Skip all pictures. Write out the data below from its first line through the line that contains "(250,883) -- cycle;".

** Start Information provided **

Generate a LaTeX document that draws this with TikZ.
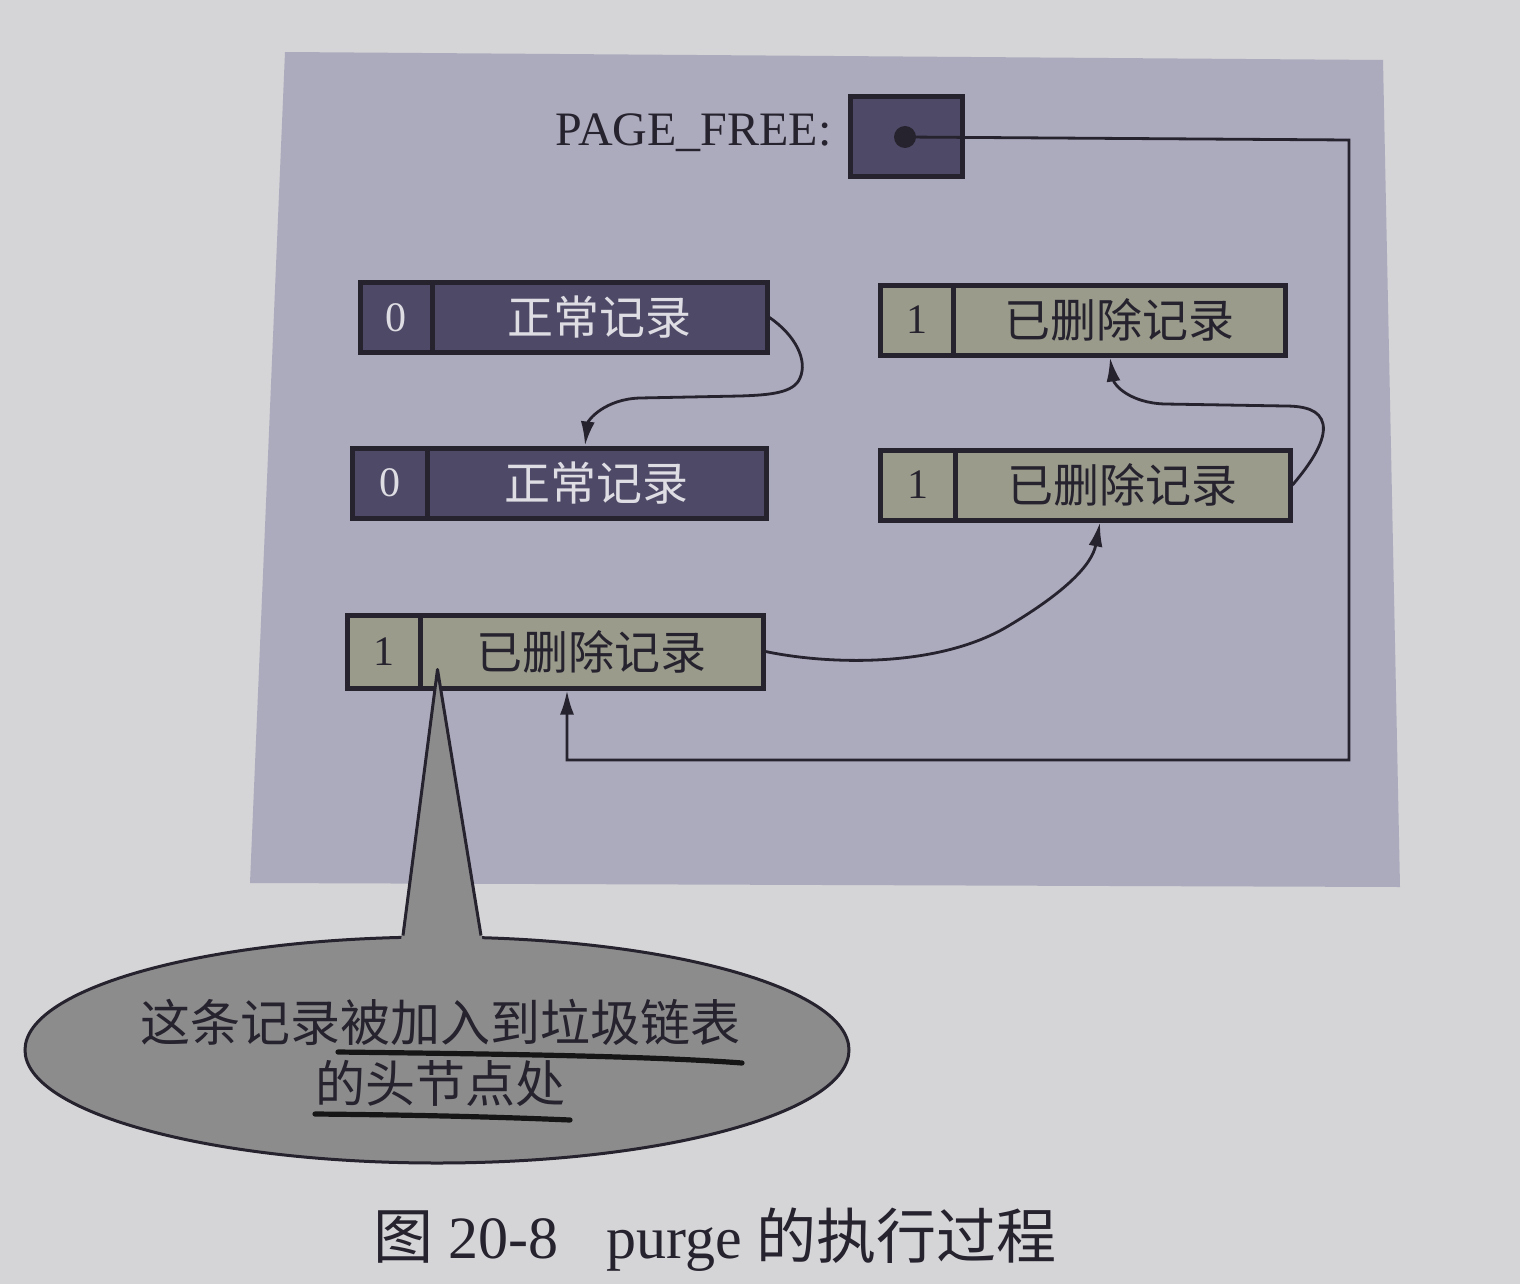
\documentclass[tikz,border=0pt]{standalone}
\usepackage{fontspec}
\setmainfont{Liberation Serif}
\newfontfamily\cjk{Noto Sans CJK SC}
\usetikzlibrary{arrows.meta,shapes.geometric}
\definecolor{paper}{HTML}{D5D5D7}
\definecolor{panel}{HTML}{ACAABD}
\definecolor{live}{HTML}{4E4966}
\definecolor{dead}{HTML}{9B9B8C}
\definecolor{ink}{HTML}{26222E}
\definecolor{lighttext}{HTML}{DEDDE4}
\definecolor{bubble}{HTML}{8C8C8C}
\definecolor{penink}{HTML}{161616}

\begin{document}
\begin{tikzpicture}[x=0.5pt,y=-0.5pt,
  cell/.style={draw=ink,line width=2.5pt,inner sep=0pt,minimum height=35pt},
  liveflag/.style={cell,fill=live,text=lighttext,font=\fontsize{21}{21}\selectfont},
  livebody/.style={cell,fill=live,text=lighttext,font=\cjk\fontsize{23}{23}\selectfont},
  deadflag/.style={cell,fill=dead,text=ink,font=\fontsize{21}{21}\selectfont},
  deadbody/.style={cell,fill=dead,text=ink,font=\cjk\fontsize{23}{23}\selectfont},
  link/.style={draw=ink,line width=1.4pt,-{Latex[length=12pt,width=7pt]}},
  pen/.style={draw=penink,line width=2.6pt,line cap=round},
  notetext/.style={text=ink,font=\cjk\fontsize{25}{25}\selectfont,inner sep=0pt},
]
% page and shaded panel
\fill[paper] (0,0) rectangle (1520,1284);
\useasboundingbox (0,0) rectangle (1520,1284);
\fill[panel] (285,52) -- (1383,60) -- (1400,887) -- (250,883) -- cycle;

% free-list head pointer
\node[anchor=east,text=ink,font=\fontsize{24}{24}\selectfont,inner sep=0pt] (pflabel) at (832,133) {PAGE\_FREE:};
\node[draw=ink,line width=2.5pt,fill=live,minimum width=56pt,minimum height=39.5pt,inner sep=0pt] (pf) at (906,136.5) {};
\node[circle,fill=ink,minimum size=11pt,inner sep=0pt] (dot) at (905,137) {};

% records: normal (left column)
\node[liveflag,minimum width=36pt] (a0) at (396,317.5) {0};
\node[livebody,minimum width=167.5pt] (a1) at (599.5,317.5) {正常记录};
\node[liveflag,minimum width=37.5pt] (b0) at (389.5,483) {0};
\node[livebody,minimum width=169.5pt] (b1) at (596.5,483) {正常记录};

% records: deleted
\node[deadflag,minimum width=36.5pt] (c0) at (916.5,320) {1};
\node[deadbody,minimum width=166pt] (c1) at (1119,320) {已删除记录};
\node[deadflag,minimum width=37.5pt] (d0) at (917.5,485) {1};
\node[deadbody,minimum width=167.5pt] (d1) at (1122.5,485) {已删除记录};
\node[deadflag,minimum width=36.5pt,minimum height=36.5pt] (e0) at (383.5,651.5) {1};
\node[deadbody,minimum width=171.5pt,minimum height=36.5pt] (e1) at (591.5,651.5) {已删除记录};

% record links
\draw[link] (a1.east) .. controls (795,335) and (808,360) .. (800,378)
  .. controls (794,393) and (770,395) .. (740,396) -- (640,398)
  .. controls (605,399) and (588,420) .. ([xshift=-5.75pt]b1.north);
\draw[link] (d1.east) .. controls (1312,462) and (1326,440) .. (1323,424)
  .. controls (1320,410) and (1305,406) .. (1285,406) -- (1165,404)
  .. controls (1130,403) and (1114,385) .. ([xshift=-4.5pt]c1.south);
\draw[link] (e1.east) .. controls (830,665) and (940,668) .. (1010,625)
  .. controls (1065,592) and (1092,565) .. ([xshift=-11.25pt]d1.south);

% free list: head pointer to the newly freed record
\coordinate (fr1) at (1349,140);
\coordinate (fr2) at (1349,760);
\coordinate (fr3) at (567,760);
\draw[link] (dot.center) -- (fr1) -- (fr2) -- (fr3) -- ([xshift=-12.25pt]e1.south);

% callout bubble
\node[ellipse,draw=ink,line width=1.5pt,fill=bubble,minimum width=412pt,minimum height=113pt,inner sep=0pt] (note) at (437,1050) {};
\coordinate (tip) at ([xshift=10pt,yshift=10.5pt]e1.south west);
\fill[bubble] (tip) -- ([xshift=-19pt,yshift=-10pt]note.north) -- ([xshift=24pt,yshift=-10pt]note.north) -- cycle;
\draw[ink,line width=1.5pt,line join=round] ([xshift=-17pt]note.north) -- (tip) -- ([xshift=22pt]note.north);
\node[notetext] (n1) at (440,1022) {这条记录被加入到垃圾链表};
\node[notetext] (n2) at (440,1083) {的头节点处};
\draw[pen] (338,1052) .. controls (500,1054) and (650,1056) .. (742,1063);
\draw[pen] (315,1114) .. controls (420,1115) and (500,1117) .. (570,1120);

% caption
\node[text=ink,font=\fontsize{30}{30}\selectfont,inner sep=0pt] (cap) at (715,1240) {{\cjk 图} 20-8\hspace{24pt}purge {\cjk 的执行过程}};
\end{tikzpicture}
\end{document}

** End Information provided **

* Correct result
Generate a LaTeX document that draws this with TikZ.
\documentclass[tikz,border=0pt]{standalone}
\usepackage{fontspec}
\setmainfont{Liberation Serif}
\newfontfamily\cjk{Noto Sans CJK SC}
\usetikzlibrary{arrows.meta,shapes.geometric}
\definecolor{paper}{HTML}{D5D5D7}
\definecolor{panel}{HTML}{ACAABD}
\definecolor{live}{HTML}{4E4966}
\definecolor{dead}{HTML}{9B9B8C}
\definecolor{ink}{HTML}{26222E}
\definecolor{lighttext}{HTML}{DEDDE4}
\definecolor{bubble}{HTML}{8C8C8C}
\definecolor{penink}{HTML}{161616}

\begin{document}
\begin{tikzpicture}[x=0.5pt,y=-0.5pt,
  cell/.style={draw=ink,line width=2.5pt,inner sep=0pt,minimum height=35pt},
  liveflag/.style={cell,fill=live,text=lighttext,font=\fontsize{21}{21}\selectfont},
  livebody/.style={cell,fill=live,text=lighttext,font=\cjk\fontsize{23}{23}\selectfont},
  deadflag/.style={cell,fill=dead,text=ink,font=\fontsize{21}{21}\selectfont},
  deadbody/.style={cell,fill=dead,text=ink,font=\cjk\fontsize{23}{23}\selectfont},
  link/.style={draw=ink,line width=1.4pt,-{Latex[length=12pt,width=7pt]}},
  pen/.style={draw=penink,line width=2.6pt,line cap=round},
  notetext/.style={text=ink,font=\cjk\fontsize{25}{25}\selectfont,inner sep=0pt},
]
% page and shaded panel
\fill[paper] (0,0) rectangle (1520,1284);
\useasboundingbox (0,0) rectangle (1520,1284);
\fill[panel] (285,52) -- (1383,60) -- (1400,887) -- (250,883) -- cycle;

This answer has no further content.